[Charts and diagrams as code]
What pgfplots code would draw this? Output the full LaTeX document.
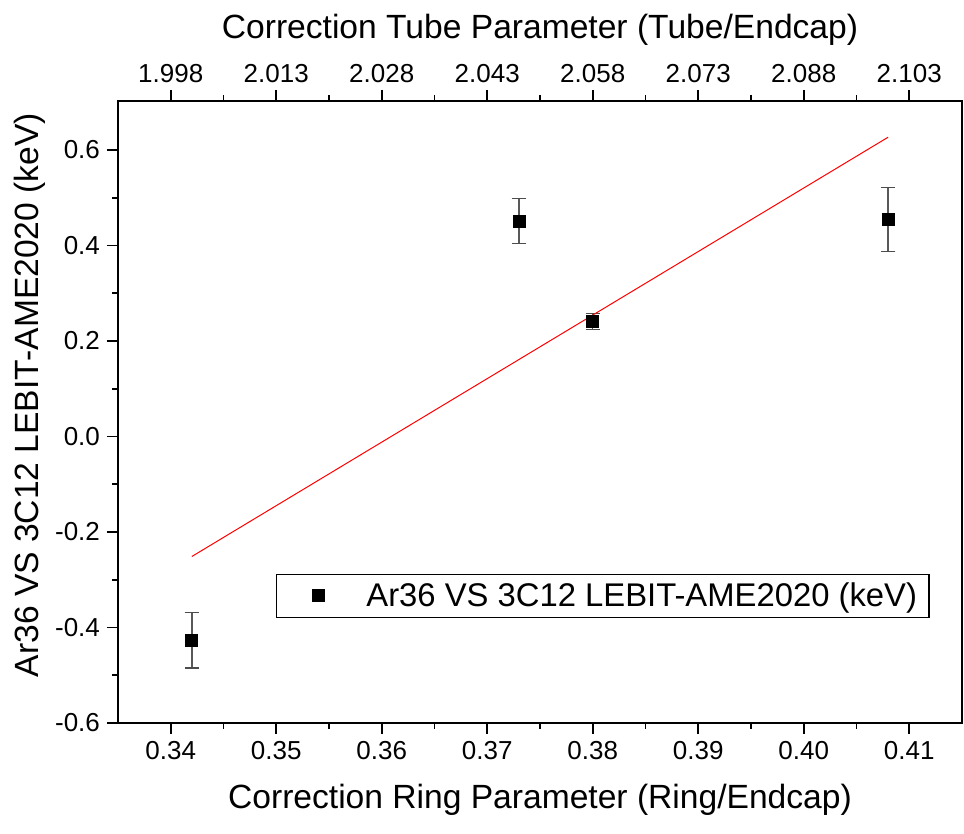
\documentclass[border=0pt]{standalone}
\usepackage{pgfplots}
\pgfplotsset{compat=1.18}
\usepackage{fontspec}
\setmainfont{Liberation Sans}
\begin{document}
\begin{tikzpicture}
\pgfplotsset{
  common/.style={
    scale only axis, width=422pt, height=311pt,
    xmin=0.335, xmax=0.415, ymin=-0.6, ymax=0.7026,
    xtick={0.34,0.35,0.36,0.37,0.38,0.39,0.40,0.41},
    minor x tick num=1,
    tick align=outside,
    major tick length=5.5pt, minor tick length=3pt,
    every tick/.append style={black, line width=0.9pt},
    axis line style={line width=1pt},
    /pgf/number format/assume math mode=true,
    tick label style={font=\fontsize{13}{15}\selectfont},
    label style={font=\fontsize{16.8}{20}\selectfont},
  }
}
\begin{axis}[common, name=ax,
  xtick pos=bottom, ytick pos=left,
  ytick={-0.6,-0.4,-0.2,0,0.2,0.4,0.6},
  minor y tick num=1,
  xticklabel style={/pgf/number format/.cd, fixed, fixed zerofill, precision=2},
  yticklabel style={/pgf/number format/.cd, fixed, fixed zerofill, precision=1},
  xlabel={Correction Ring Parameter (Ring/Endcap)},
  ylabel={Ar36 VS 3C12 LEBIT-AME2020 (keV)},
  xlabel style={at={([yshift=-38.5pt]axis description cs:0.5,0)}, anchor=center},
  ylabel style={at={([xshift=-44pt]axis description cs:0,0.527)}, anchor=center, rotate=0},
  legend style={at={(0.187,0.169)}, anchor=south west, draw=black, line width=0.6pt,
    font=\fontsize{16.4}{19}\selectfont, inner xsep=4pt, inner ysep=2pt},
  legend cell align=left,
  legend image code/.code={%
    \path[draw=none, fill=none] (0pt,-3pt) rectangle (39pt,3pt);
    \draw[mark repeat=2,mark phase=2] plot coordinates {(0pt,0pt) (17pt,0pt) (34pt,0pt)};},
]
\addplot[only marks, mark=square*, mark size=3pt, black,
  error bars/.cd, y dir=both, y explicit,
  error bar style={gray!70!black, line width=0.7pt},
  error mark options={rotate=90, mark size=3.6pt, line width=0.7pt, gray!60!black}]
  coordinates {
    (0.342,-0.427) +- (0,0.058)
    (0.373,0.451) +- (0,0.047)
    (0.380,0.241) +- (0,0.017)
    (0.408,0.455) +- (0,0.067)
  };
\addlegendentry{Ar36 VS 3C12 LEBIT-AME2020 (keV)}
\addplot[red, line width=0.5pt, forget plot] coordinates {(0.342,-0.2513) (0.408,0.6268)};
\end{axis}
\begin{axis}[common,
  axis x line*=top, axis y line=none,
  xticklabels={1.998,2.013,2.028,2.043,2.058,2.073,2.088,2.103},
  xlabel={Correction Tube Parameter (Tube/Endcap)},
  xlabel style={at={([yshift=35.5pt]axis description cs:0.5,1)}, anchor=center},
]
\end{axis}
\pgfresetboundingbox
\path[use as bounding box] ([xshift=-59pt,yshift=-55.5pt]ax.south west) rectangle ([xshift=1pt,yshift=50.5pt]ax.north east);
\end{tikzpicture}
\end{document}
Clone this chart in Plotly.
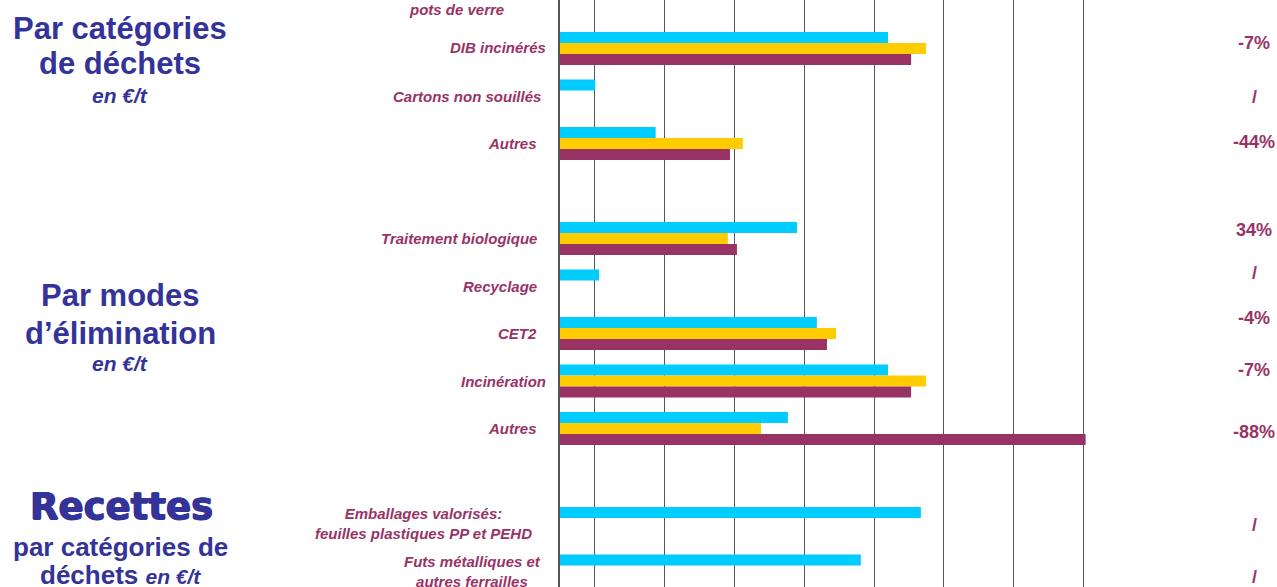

§ **WRITTEN PROBLEM**
Please set down each line of the data above exactly as written, without the pictures.

§ **ANSWER TO THE EXERCISE**
What pgfplots code would draw this? Output the full LaTeX document.
\documentclass[border=0pt]{standalone}
\usepackage{pgfplots}
\pgfplotsset{compat=1.18}
\usepackage{fontspec}
\setmainfont{Liberation Sans}
\begin{document}
\begin{tikzpicture}
\pgfplotsset{
  common/.style={
    scale only axis, width=422pt, height=311pt,
    xmin=0.335, xmax=0.415, ymin=-0.6, ymax=0.7026,
    xtick={0.34,0.35,0.36,0.37,0.38,0.39,0.40,0.41},
    minor x tick num=1,
    tick align=outside,
    major tick length=5.5pt, minor tick length=3pt,
    every tick/.append style={black, line width=0.9pt},
    axis line style={line width=1pt},
    /pgf/number format/assume math mode=true,
    tick label style={font=\fontsize{13}{15}\selectfont},
    label style={font=\fontsize{16.8}{20}\selectfont},
  }
}
\begin{axis}[common, name=ax,
  xtick pos=bottom, ytick pos=left,
  ytick={-0.6,-0.4,-0.2,0,0.2,0.4,0.6},
  minor y tick num=1,
  xticklabel style={/pgf/number format/.cd, fixed, fixed zerofill, precision=2},
  yticklabel style={/pgf/number format/.cd, fixed, fixed zerofill, precision=1},
  xlabel={Correction Ring Parameter (Ring/Endcap)},
  ylabel={Ar36 VS 3C12 LEBIT-AME2020 (keV)},
  xlabel style={at={([yshift=-38.5pt]axis description cs:0.5,0)}, anchor=center},
  ylabel style={at={([xshift=-44pt]axis description cs:0,0.527)}, anchor=center, rotate=0},
  legend style={at={(0.187,0.169)}, anchor=south west, draw=black, line width=0.6pt,
    font=\fontsize{16.4}{19}\selectfont, inner xsep=4pt, inner ysep=2pt},
  legend cell align=left,
  legend image code/.code={%
    \path[draw=none, fill=none] (0pt,-3pt) rectangle (39pt,3pt);
    \draw[mark repeat=2,mark phase=2] plot coordinates {(0pt,0pt) (17pt,0pt) (34pt,0pt)};},
]
\addplot[only marks, mark=square*, mark size=3pt, black,
  error bars/.cd, y dir=both, y explicit,
  error bar style={gray!70!black, line width=0.7pt},
  error mark options={rotate=90, mark size=3.6pt, line width=0.7pt, gray!60!black}]
  coordinates {
    (0.342,-0.427) +- (0,0.058)
    (0.373,0.451) +- (0,0.047)
    (0.380,0.241) +- (0,0.017)
    (0.408,0.455) +- (0,0.067)
  };
\addlegendentry{Ar36 VS 3C12 LEBIT-AME2020 (keV)}
\addplot[red, line width=0.5pt, forget plot] coordinates {(0.342,-0.2513) (0.408,0.6268)};
\end{axis}
\begin{axis}[common,
  axis x line*=top, axis y line=none,
  xticklabels={1.998,2.013,2.028,2.043,2.058,2.073,2.088,2.103},
  xlabel={Correction Tube Parameter (Tube/Endcap)},
  xlabel style={at={([yshift=35.5pt]axis description cs:0.5,1)}, anchor=center},
]
\end{axis}
\pgfresetboundingbox
\path[use as bounding box] ([xshift=-59pt,yshift=-55.5pt]ax.south west) rectangle ([xshift=1pt,yshift=50.5pt]ax.north east);
\end{tikzpicture}
\end{document}
Clone this chart in Plotly.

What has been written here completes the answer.